The FCA in May outlined plans to collect more information than it currently does from mortgage providers in order to better evaluate their sales of mortgages to customers. 

At the time it said that it was introducing the new data reporting requirements so it could monitor compliance with new rules stemming from the Mortgage Market Review (MMR) "as efficiently and effectively as possible". The MMR rules are set to take effect from 26 April 2014 and the data collected from lenders will "help to identify potential mortgage fraud" and "identify drivers of conduct risk", the FCA said. 

In particular, the FCA said it wants to more closely assess the extent to which mortgage lenders are selling mortgages at affordable rates, and it will require lenders to provide it with details of borrowers' income details and credit commitments, among other data, under the data reporting regime. 

"When considering the proposed additional data items in DPA terms, it is important to ensure that each item is necessary, proportionate and relevant to the aim pursued," the ICO said in its response to the FCA's data reporting plans (2-page / 216KB PDF). "Firstly, FCA should ensure that the purpose for which the data items are collected is valid. The requirement to gather data in order to supervise the new rules made as a result of the MMR should serve to validate data collection in this context." 

"In terms of the collection of data, it is important to ensure that a balance is found between the rights of the individual and the interests of the FCA," it said. "To find this balance, consideration should be given to the amount of data that it is necessary to gather about an individual to achieve aims under MMR. FCA is best placed to establish the level of data required to achieve their aims ...." 

"In general, FCA should ensure that, as well as their being a valid purpose to collect the data, that purpose can only be achieved by gathering the data items in question and the processing is proportionate to the aim pursued. The proposed additional data items should not lead to an accumulation of more data than is required," the ICO added. 

Under the FCA's MMR data reporting plans, the regulator also said that it would use the data it collects from mortgage lenders to "to identify and analyse trends in the market" and would conduct "geo-demographic profiling to better understand consumer trends". It said that it would share the data with the Bank of England and the Prudential Regulation Authority (PRA) too. 

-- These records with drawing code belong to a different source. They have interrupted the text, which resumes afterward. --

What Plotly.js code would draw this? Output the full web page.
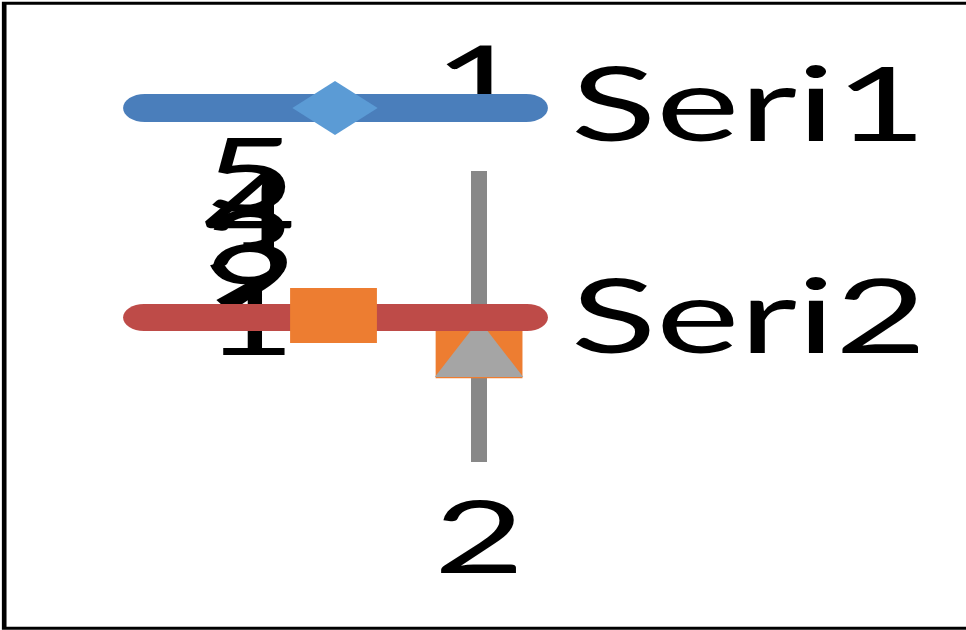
<!DOCTYPE html>
<html>
<head>
<meta charset="utf-8">
<script src="https://cdn.plot.ly/plotly-3.0.1.min.js"></script>
<style>
  html, body { margin: 0; padding: 0; background: #fff; overflow: hidden; }
  /* the chart is drawn narrow and stretched sideways, like the original picture */
  #chart { width: 623px; height: 630px; transform: scaleX(1.5506); transform-origin: 0 0; }
</style>
</head>
<body>
<div id="chart"></div>
<script>
// chart data
const seriesNames = ['Seri1', 'Seri2'];
const categories = ['1', '2'];
const valueTicks = [1, 2, 3, 4, 5];
const seri2Values = [1.92];
const seri3Values = [2.44];

const W = 966, H = 630;            // size of the stretched picture
const FONT = 'Lato, Carlito, sans-serif';
const px = x => x / W;             // picture pixel -> paper
const py = y => 1 - y / H;

// rounded bar used as legend line symbol (pixel path around its anchor)
function legendBar(halfLen, r) {
  const k = 0.5523 * r;
  return 'M' + (-halfLen + r) + ',' + (-r) +
    ' L' + (halfLen - r) + ',' + (-r) +
    ' C' + (halfLen - r + k) + ',' + (-r) + ' ' + halfLen + ',' + (-k) + ' ' + halfLen + ',0' +
    ' C' + halfLen + ',' + k + ' ' + (halfLen - r + k) + ',' + r + ' ' + (halfLen - r) + ',' + r +
    ' L' + (-halfLen + r) + ',' + r +
    ' C' + (-halfLen + r - k) + ',' + r + ' ' + (-halfLen) + ',' + k + ' ' + (-halfLen) + ',0' +
    ' C' + (-halfLen) + ',' + (-k) + ' ' + (-halfLen + r - k) + ',' + (-r) + ' ' + (-halfLen + r) + ',' + (-r) + ' Z';
}

function pixelShape(cx, cy, extra) {
  return Object.assign({
    type: 'path', xref: 'paper', yref: 'paper',
    xsizemode: 'pixel', ysizemode: 'pixel',
    xanchor: px(cx), yanchor: py(cy),
    line: { width: 0 }, layer: 'above'
  }, extra);
}

const traces = [
  {
    x: seri2Values.map(() => 0), y: seri2Values, name: seriesNames[1],
    type: 'scatter', mode: 'markers',
    marker: { symbol: 'square', size: 56, color: '#ED7D31' },
    hoverinfo: 'skip'
  },
  {
    x: seri3Values.map(() => 0), y: seri3Values, name: 'Seri3',
    type: 'scatter', mode: 'markers',
    marker: { symbol: 'arrow-up', size: 57, color: '#A5A5A5' },
    hoverinfo: 'skip'
  },
  {
    // keeps the tick-label axis alive
    x: [], y: [], yaxis: 'y3', type: 'scatter', hoverinfo: 'skip'
  },
  {
    x: categories.map(() => 0), y: categories, yaxis: 'y4',
    type: 'scatter', mode: 'text', text: categories,
    textposition: 'middle center',
    textfont: { family: FONT, size: 101, color: '#000' },
    hoverinfo: 'skip'
  }
];

const layout = {
  width: 623, height: H,
  margin: { l: 0, r: 0, t: 0, b: 0, pad: 0 },
  paper_bgcolor: '#fff', plot_bgcolor: 'rgba(0,0,0,0)',
  showlegend: false,
  font: { family: FONT, color: '#000' },
  xaxis: { domain: [0, 1], range: [-1, 1.0165], visible: false, fixedrange: true },
  yaxis: {
    domain: [py(462), py(171)], range: [0, 5], anchor: 'free', position: px(479),
    showline: true, linecolor: '#888888', linewidth: 10,
    showticklabels: false, ticks: '', showgrid: false, zeroline: false,
    layer: 'below traces', fixedrange: true
  },
  yaxis3: {
    domain: [py(319), py(176)], range: [1, 5], anchor: 'free', position: px(296),
    tickvals: valueTicks, ticktext: valueTicks.map(String),
    tickfont: { family: FONT, size: 103, color: '#000' },
    showline: false, showgrid: false, zeroline: false, ticks: '',
    layer: 'below traces', fixedrange: true
  },
  yaxis4: {
    domain: [0, 1], type: 'category', categoryarray: categories,
    range: [1.181, -0.2048], anchor: 'x', visible: false, fixedrange: true
  },
  shapes: [
    {
      type: 'rect', xref: 'paper', yref: 'paper',
      x0: px(4.2), x1: 1.05, y0: py(628.3), y1: py(3.3),
      line: { color: '#000', width: 3 }, fillcolor: 'rgba(0,0,0,0)', layer: 'above'
    },
    pixelShape(335.5, 108, { path: legendBar(137, 14), fillcolor: '#4A7EBB' }),
    pixelShape(335.5, 317.5, { path: legendBar(137, 13.5), fillcolor: '#BE4B48' }),
    pixelShape(335, 108, { path: 'M-27.5,0 L0,27 L27.5,0 L0,-27 Z', fillcolor: '#5B9BD5' }),
    pixelShape(333.5, 315.5, { path: 'M-28,-27.5 L28,-27.5 L28,27.5 L-28,27.5 Z', fillcolor: '#ED7D31' })
  ],
  annotations: seriesNames.map((name, i) => ({
    text: name, xref: 'paper', yref: 'paper',
    x: px(568), y: py([102, 313][i]), xanchor: 'left', yanchor: 'middle',
    showarrow: false, font: { family: FONT, size: 102, color: '#000' }
  }))
};

Plotly.newPlot('chart', traces, layout, { staticPlot: true, displayModeBar: false });
</script>
</body>
</html>
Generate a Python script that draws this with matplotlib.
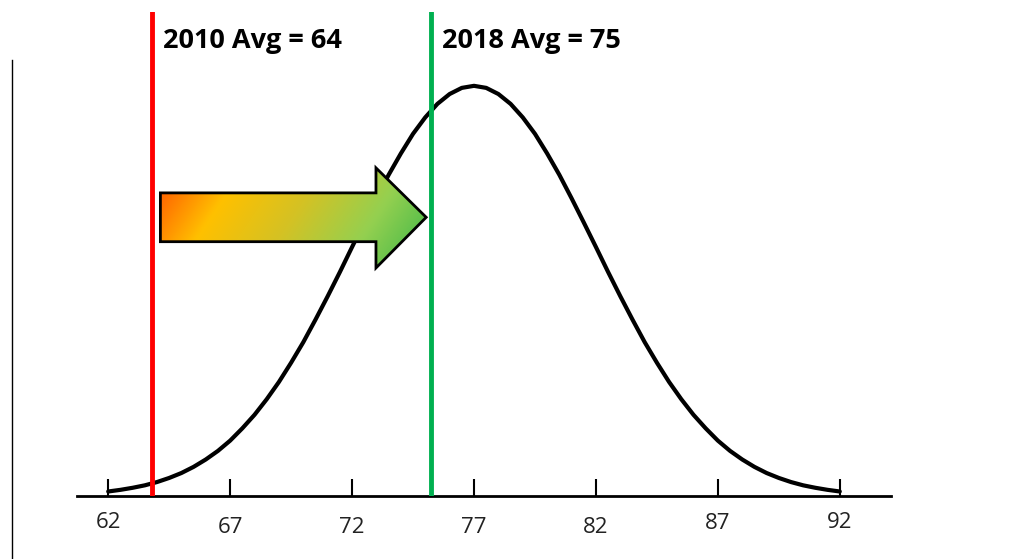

The ICO said that the FCA should, generally, look to ensure that data is anonymised and aggregated prior to conducting consumer trends analysis or profiling. 

"It is clear from the proposed data items to be gathered that the accumulated information will form a detailed picture of an individual’s financial status," the ICO said. "Consideration should be given as to the further uses of the data, once it has been gathered." 

The FCA should "wherever possible" should ensure that data use for geo-demographic profiling is "in an aggregated and anonymised format", the ICO added. 

The ICO also urged mortgage providers to be open with customers "at the point of data collection" about the fact they will share data with the FCA and specify the "purposes for that data sharing". 

The watchdog also said that the FCA should give individuals access to their personal data it stores about them when they request it. 

"This right will relate to the data held about an individual, be it a record as provided by a lender or analysis carried out on a lender by the FCA (unless the analysis is aggregated or anonymised)," the ICO said. 

The FCA and mortgage lenders should also ensure that the personal data they collect and pass on about individuals is accurate and put policies in place to ensure that data is deleted when it is no longer necessary to store it.